At the beginning of the conversation, Wilbon uttered this sentence in the introduction to the debate.
“The Wildcats open with a bunch of local kids from Northern Kentucky who are just dying to get at them,” Wilbon said.
Later on in the debate, Kornheiser and Wilbon bring up the Norse again.
“Every single kid who goes to Northern Kentucky is angry they weren’t recruited by Kentucky,” Kornheiser said.
Wilbon and Kornheiser failed to mention any Norse players and couldn’t manage to find head coach John Brannen’s name in their memory banks, but that’s okay.
Northern Kentucky’s name has been mentioned on national television and that’s the best thing that could possibly happen to the Norse.
No matter if they win or lose this game with the Wildcats, NKU is getting their name out to people who have no idea what a Norse even is. Whether it is a Kevin Connors shout out on SportsCenter, an afterthought mention on PTI or having Victor E. Viking ranked as the coolest mascot in the tournament (which the students deserve all the credit for), more people will become familiar with NKU.
Despite his frustration with the actual seeding the Norse received, Athletic Director Ken Bothof said in his press conference in an open media session Wednesday that this was probably the best seeding and opponent the Norse could have received.
“Having the opportunity to play the University of Kentucky on a national stage in the NCAA Tournament certainly allows us to be in most of the households in the state of Kentucky Friday night,” Bothof said. “As an athletic department that’s what we hope for.”
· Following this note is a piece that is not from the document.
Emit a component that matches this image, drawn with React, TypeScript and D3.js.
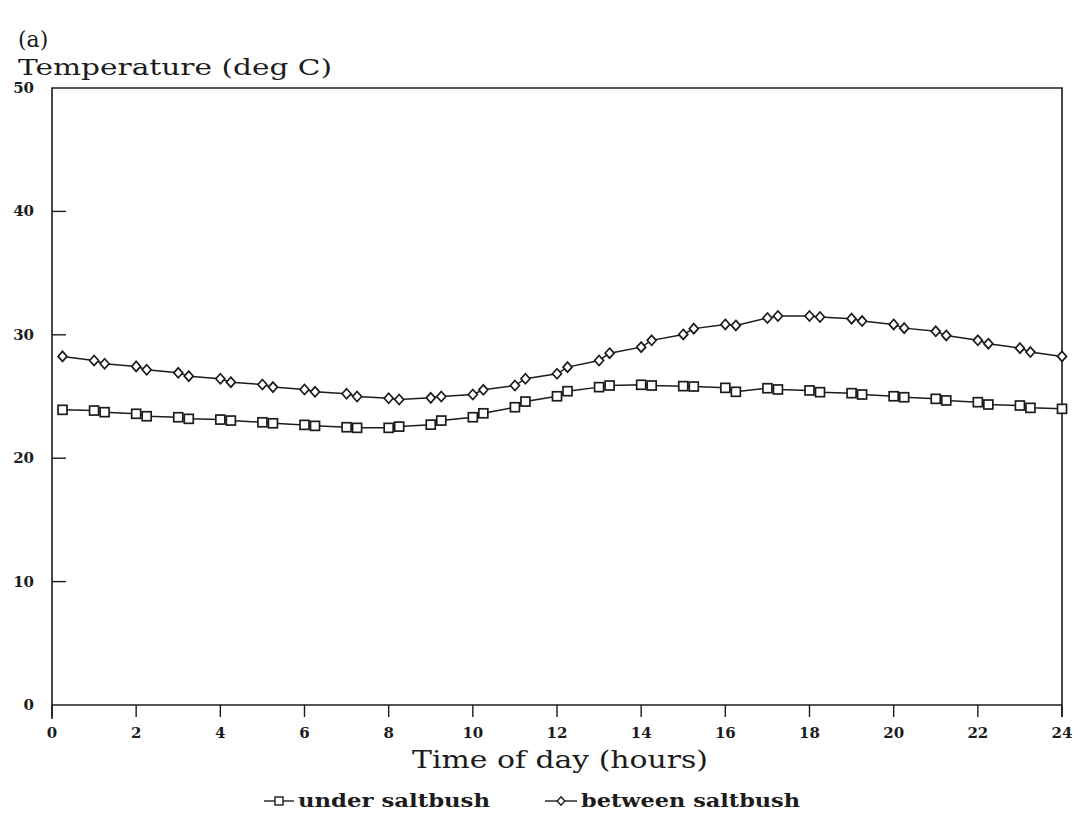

You don’t need to even look on the national stage, however, to see the affect the Norse has had on the area. For the entirety of last season and the majority of this season, very few local news stations showed up to cover NKU games. The Northerner, whether it was Matt Sexton or myself, sat alone during press conferences.
In November, there was only one media outlet in BB&T to cover preseason media day for the Norse, Yep, you guessed correctly, it was The Northerner.
As the team began to succeed this season, more media members began to join us in the press conferences. By the time Selection Sunday rolled around, every news station in Cincinnati was there to cover the NKU selection show party.
During Wednesday’s media session, there were eight video cameras, three photographers and four individual reporters covering the session.
The days of sitting alone during NKU men’s basketball press conferences are over for me.
That of course depends on the success of the team in the coming years. But for now, the bandwagon and the newsworthiness of the Norse are here to stay.
That’s just what this university needs. The attention brought on by local and national media makes people who have never seen the Norse play want to come to BB&T Arena to see what the hype is all about. If nothing else, it forces them to tune in to CBS for the tournament game and ESPN3 for future regular season games.
More importantly, talented athletes are going to want to come to NKU to join a fast growing program. Kids will want to play for Brannen because he can get them to an NCAA Tournament. Athletes will at least give NKU a second look before deciding on a school.
The Norse have the attention of the area, but now they have to sustain it. The only way to do that is to win the next few seasons. The university will explode if they do win this game against Kentucky, but they don’t have to win.
For now they can just enjoy the moment.